● Exercise objective
Copy everything in the listing below word for word, apart from any images.

● Data
○ ○ ○ ○

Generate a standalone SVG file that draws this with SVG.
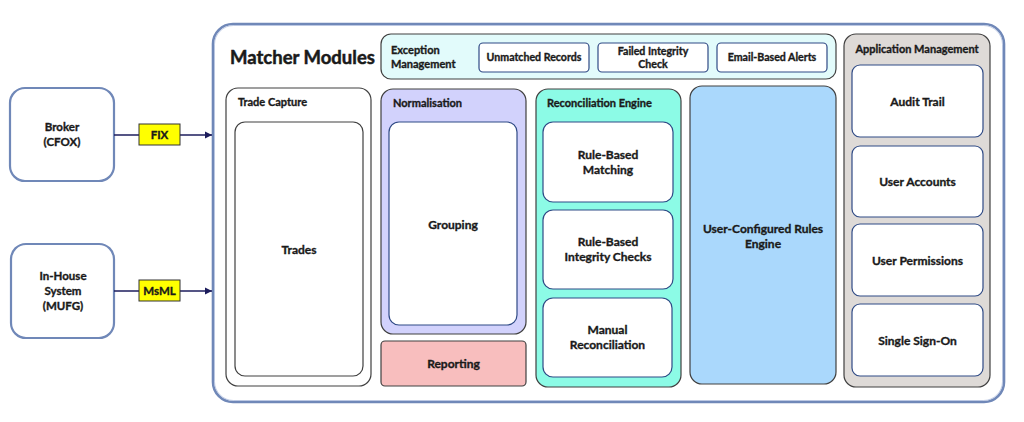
<svg xmlns="http://www.w3.org/2000/svg" width="1024" height="422" viewBox="0 0 1024 422">
<defs>
<style>
text{font-family:Lato,"Open Sans","Liberation Sans",sans-serif;font-weight:700;fill:#1a1a1a;stroke:#1a1a1a;stroke-width:0.35px;}
.t{font-size:11px;}
.s{font-size:10.6px;}
.m{font-size:12px;}
.b{font-size:11.5px;}
.c{text-anchor:middle;}
.grp{stroke:#404040;stroke-width:1.2;}
.item{fill:#ffffff;stroke:#2f4a85;stroke-width:1.2;}
.src{fill:#ffffff;stroke:#7088b8;stroke-width:2.2;}
.lbl{fill:#ffff00;stroke:#333333;stroke-width:1;}
.conn{stroke:#1c1c5c;stroke-width:1.6;fill:none;}
</style>
<marker id="ah" viewBox="0 0 10 10" refX="10" refY="5" markerWidth="4.5" markerHeight="4.5" orient="auto" markerUnits="strokeWidth">
<path d="M0,0 L10,5 L0,10 z" fill="#1c1c5c"/>
</marker>
</defs>
<rect width="1024" height="422" fill="#ffffff"/>

<g id="matcher">
<rect x="213" y="24" width="791" height="378" rx="20" fill="#ffffff" stroke="#7088b8" stroke-width="2.6"/>
<rect x="214.5" y="25.5" width="788" height="375" rx="19" fill="none" stroke="#b4c2df" stroke-width="0.8"/>
<text x="230" y="64" style="font-size:18.5px;stroke-width:0.5px">Matcher Modules</text>
</g>

<g id="broker">
<rect class="src" x="10" y="88" width="104" height="93" rx="15"/>
<text class="b c" x="62" y="131">Broker</text>
<text class="b c" x="62" y="146">(CFOX)</text>
</g>

<g id="inhouse">
<rect class="src" x="11" y="244" width="103" height="94" rx="15"/>
<text class="b c" x="63" y="280">In-House</text>
<text class="b c" x="63" y="295">System</text>
<text class="b c" x="63" y="310">(MUFG)</text>
</g>

<g id="connectors">
<line class="conn" x1="114" y1="135" x2="212" y2="135" marker-end="url(#ah)"/>
<line class="conn" x1="114" y1="291" x2="212" y2="291" marker-end="url(#ah)"/>
</g>

<g id="fix">
<rect class="lbl" x="139" y="124" width="41" height="21"/>
<text class="b c" x="159.5" y="139">FIX</text>
</g>
<g id="msml">
<rect class="lbl" x="139" y="280" width="41" height="21"/>
<text class="b c" x="159.5" y="295">MsML</text>
</g>

<g id="trade-capture">
<rect class="grp" x="226" y="88" width="145" height="298" rx="12" fill="#ffffff"/>
<text class="t" x="238" y="106">Trade Capture</text>
</g>
<g id="trades">
<rect x="235" y="122" width="128" height="254" rx="10" fill="#ffffff" stroke="#404040" stroke-width="1.2"/>
<text class="m c" x="299" y="254">Trades</text>
</g>

<g id="exception-management">
<rect class="grp" x="381" y="34" width="455" height="45" rx="10" fill="#e2fbfb"/>
<text class="t" x="391" y="54">Exception</text>
<text class="t" x="391" y="68">Management</text>
</g>
<g id="unmatched-records">
<rect class="item" x="479" y="43" width="110" height="29" rx="4"/>
<text class="s c" x="534" y="61">Unmatched Records</text>
</g>
<g id="failed-integrity-check">
<rect class="item" x="598" y="43" width="110" height="29" rx="4"/>
<text class="s c" x="653" y="55">Failed Integrity</text>
<text class="s c" x="653" y="68">Check</text>
</g>
<g id="email-alerts">
<rect class="item" x="717" y="43" width="110" height="29" rx="4"/>
<text class="s c" x="772" y="61">Email-Based Alerts</text>
</g>

<g id="normalisation">
<rect class="grp" x="381" y="89" width="145" height="245" rx="12" fill="#d2d2fc"/>
<text class="t" x="393" y="107">Normalisation</text>
</g>
<g id="grouping">
<rect class="item" x="389" y="122" width="128" height="203" rx="10"/>
<text class="m c" x="453" y="229">Grouping</text>
</g>

<g id="reporting">
<rect class="grp" x="381" y="341" width="145" height="45" rx="4" fill="#f8bebe"/>
<text class="m c" x="453.5" y="368">Reporting</text>
</g>

<g id="reconciliation-engine">
<rect class="grp" x="536" y="89" width="145" height="298" rx="12" fill="#8cfbe6"/>
<text class="t" x="547" y="107">Reconciliation Engine</text>
</g>
<g id="rule-matching">
<rect class="item" x="543" y="122" width="130" height="80" rx="10"/>
<text class="m c" x="608" y="159">Rule-Based</text>
<text class="m c" x="608" y="174">Matching</text>
</g>
<g id="rule-integrity">
<rect class="item" x="543" y="210" width="130" height="79" rx="10"/>
<text class="m c" x="608" y="246">Rule-Based</text>
<text class="m c" x="608" y="261">Integrity Checks</text>
</g>
<g id="manual-reconciliation">
<rect class="item" x="543" y="298" width="129" height="79" rx="10"/>
<text class="m c" x="607.5" y="334">Manual</text>
<text class="m c" x="607.5" y="349">Reconciliation</text>
</g>

<g id="user-rules-engine">
<rect class="grp" x="690" y="86" width="146" height="298" rx="12" fill="#aad8fc"/>
<text class="m c" x="763" y="233">User-Configured Rules</text>
<text class="m c" x="763" y="248">Engine</text>
</g>

<g id="application-management">
<rect class="grp" x="844" y="34" width="146" height="353" rx="12" fill="#dedad7"/>
<text class="t c" x="917" y="53">Application Management</text>
</g>
<g id="audit-trail">
<rect class="item" x="852" y="65" width="131" height="72" rx="8"/>
<text class="m c" x="917.5" y="106">Audit Trail</text>
</g>
<g id="user-accounts">
<rect class="item" x="852" y="146" width="131" height="71" rx="8"/>
<text class="m c" x="917.5" y="186">User Accounts</text>
</g>
<g id="user-permissions">
<rect class="item" x="852" y="224" width="131" height="72" rx="8"/>
<text class="m c" x="917.5" y="265">User Permissions</text>
</g>
<g id="single-sign-on">
<rect class="item" x="852" y="304" width="131" height="72" rx="8"/>
<text class="m c" x="917.5" y="345">Single Sign-On</text>
</g>
</svg>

○ ○ ○ ○

● Final result
Generate a standalone SVG file that draws this with SVG.
<svg xmlns="http://www.w3.org/2000/svg" width="1024" height="422" viewBox="0 0 1024 422">
<defs>
<style>
text{font-family:Lato,"Open Sans","Liberation Sans",sans-serif;font-weight:700;fill:#1a1a1a;stroke:#1a1a1a;stroke-width:0.35px;}
.t{font-size:11px;}
.s{font-size:10.6px;}
.m{font-size:12px;}
.b{font-size:11.5px;}
.c{text-anchor:middle;}
.grp{stroke:#404040;stroke-width:1.2;}
.item{fill:#ffffff;stroke:#2f4a85;stroke-width:1.2;}
.src{fill:#ffffff;stroke:#7088b8;stroke-width:2.2;}
.lbl{fill:#ffff00;stroke:#333333;stroke-width:1;}
.conn{stroke:#1c1c5c;stroke-width:1.6;fill:none;}
</style>
<marker id="ah" viewBox="0 0 10 10" refX="10" refY="5" markerWidth="4.5" markerHeight="4.5" orient="auto" markerUnits="strokeWidth">
<path d="M0,0 L10,5 L0,10 z" fill="#1c1c5c"/>
</marker>
</defs>
<rect width="1024" height="422" fill="#ffffff"/>

<g id="matcher">
<rect x="213" y="24" width="791" height="378" rx="20" fill="#ffffff" stroke="#7088b8" stroke-width="2.6"/>
<rect x="214.5" y="25.5" width="788" height="375" rx="19" fill="none" stroke="#b4c2df" stroke-width="0.8"/>
<text x="230" y="64" style="font-size:18.5px;stroke-width:0.5px">Matcher Modules</text>
</g>

<g id="broker">
<rect class="src" x="10" y="88" width="104" height="93" rx="15"/>
<text class="b c" x="62" y="131">Broker</text>
<text class="b c" x="62" y="146">(CFOX)</text>
</g>

<g id="inhouse">
<rect class="src" x="11" y="244" width="103" height="94" rx="15"/>
<text class="b c" x="63" y="280">In-House</text>
<text class="b c" x="63" y="295">System</text>
<text class="b c" x="63" y="310">(MUFG)</text>
</g>

<g id="connectors">
<line class="conn" x1="114" y1="135" x2="212" y2="135" marker-end="url(#ah)"/>
<line class="conn" x1="114" y1="291" x2="212" y2="291" marker-end="url(#ah)"/>
</g>

<g id="fix">
<rect class="lbl" x="139" y="124" width="41" height="21"/>
<text class="b c" x="159.5" y="139">FIX</text>
</g>
<g id="msml">
<rect class="lbl" x="139" y="280" width="41" height="21"/>
<text class="b c" x="159.5" y="295">MsML</text>
</g>

<g id="trade-capture">
<rect class="grp" x="226" y="88" width="145" height="298" rx="12" fill="#ffffff"/>
<text class="t" x="238" y="106">Trade Capture</text>
</g>
<g id="trades">
<rect x="235" y="122" width="128" height="254" rx="10" fill="#ffffff" stroke="#404040" stroke-width="1.2"/>
<text class="m c" x="299" y="254">Trades</text>
</g>

<g id="exception-management">
<rect class="grp" x="381" y="34" width="455" height="45" rx="10" fill="#e2fbfb"/>
<text class="t" x="391" y="54">Exception</text>
<text class="t" x="391" y="68">Management</text>
</g>
<g id="unmatched-records">
<rect class="item" x="479" y="43" width="110" height="29" rx="4"/>
<text class="s c" x="534" y="61">Unmatched Records</text>
</g>
<g id="failed-integrity-check">
<rect class="item" x="598" y="43" width="110" height="29" rx="4"/>
<text class="s c" x="653" y="55">Failed Integrity</text>
<text class="s c" x="653" y="68">Check</text>
</g>
<g id="email-alerts">
<rect class="item" x="717" y="43" width="110" height="29" rx="4"/>
<text class="s c" x="772" y="61">Email-Based Alerts</text>
</g>

<g id="normalisation">
<rect class="grp" x="381" y="89" width="145" height="245" rx="12" fill="#d2d2fc"/>
<text class="t" x="393" y="107">Normalisation</text>
</g>
<g id="grouping">
<rect class="item" x="389" y="122" width="128" height="203" rx="10"/>
<text class="m c" x="453" y="229">Grouping</text>
</g>

<g id="reporting">
<rect class="grp" x="381" y="341" width="145" height="45" rx="4" fill="#f8bebe"/>
<text class="m c" x="453.5" y="368">Reporting</text>
</g>

<g id="reconciliation-engine">
<rect class="grp" x="536" y="89" width="145" height="298" rx="12" fill="#8cfbe6"/>
<text class="t" x="547" y="107">Reconciliation Engine</text>
</g>
<g id="rule-matching">
<rect class="item" x="543" y="122" width="130" height="80" rx="10"/>
<text class="m c" x="608" y="159">Rule-Based</text>
<text class="m c" x="608" y="174">Matching</text>
</g>
<g id="rule-integrity">
<rect class="item" x="543" y="210" width="130" height="79" rx="10"/>
<text class="m c" x="608" y="246">Rule-Based</text>
<text class="m c" x="608" y="261">Integrity Checks</text>
</g>
<g id="manual-reconciliation">
<rect class="item" x="543" y="298" width="129" height="79" rx="10"/>
<text class="m c" x="607.5" y="334">Manual</text>
<text class="m c" x="607.5" y="349">Reconciliation</text>
</g>

<g id="user-rules-engine">
<rect class="grp" x="690" y="86" width="146" height="298" rx="12" fill="#aad8fc"/>
<text class="m c" x="763" y="233">User-Configured Rules</text>
<text class="m c" x="763" y="248">Engine</text>
</g>

<g id="application-management">
<rect class="grp" x="844" y="34" width="146" height="353" rx="12" fill="#dedad7"/>
<text class="t c" x="917" y="53">Application Management</text>
</g>
<g id="audit-trail">
<rect class="item" x="852" y="65" width="131" height="72" rx="8"/>
<text class="m c" x="917.5" y="106">Audit Trail</text>
</g>
<g id="user-accounts">
<rect class="item" x="852" y="146" width="131" height="71" rx="8"/>
<text class="m c" x="917.5" y="186">User Accounts</text>
</g>
<g id="user-permissions">
<rect class="item" x="852" y="224" width="131" height="72" rx="8"/>
<text class="m c" x="917.5" y="265">User Permissions</text>
</g>
<g id="single-sign-on">
<rect class="item" x="852" y="304" width="131" height="72" rx="8"/>
<text class="m c" x="917.5" y="345">Single Sign-On</text>
</g>
</svg>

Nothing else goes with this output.